The Republic of Benin is a comparatively small country in West Africa, which nonetheless contains an exceptionally rich bio-cultural diversity. Traditional knowledge is still widely used by local communities, notably the medicinal knowledge of traditional healers. Customary rules and the spiritual values embedded in local belief systems such as Vodun have historically played an important role in the preservation of biodiversity. For example, sacred forests are estimated to cover 20,000ha of the territory. Most of these forests were originally strictly protected, but mounting outside pressures as well as socio-economic and cultural changes in the communities have eroded the traditional values and institutions in many places.
In order to safeguard the remaining sacred forests, Benin has passed an inter-ministerial decree, which legally protects these forests through local management plans and committees, integrating traditional custodians and community authorities. Within West Africa, Benin is also one of the countries that have made the most progress in the implementation of the Nagoya Protocol on Access and Benefit Sharing (ABS).

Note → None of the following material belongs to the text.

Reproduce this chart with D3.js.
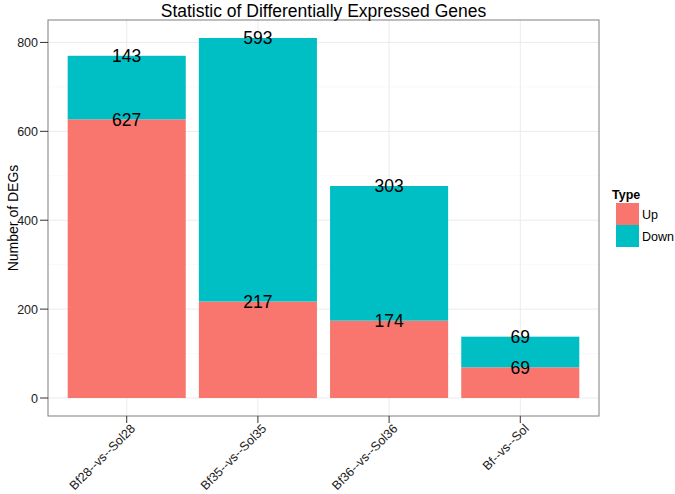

The government is about to pass an interim ABS regulation, which among others is expected to recognise the role of community protocols.
Our work in Benin aims to:
- Realise community rights in the implementation of ABS, including through the development of community protocols.
- Protect and valorise traditional knowledge.
- Recognise customary governance systems and bio-cultural values in the conservation of biodiversity.
- Protect indigenous and community conserved areas (ICCAs).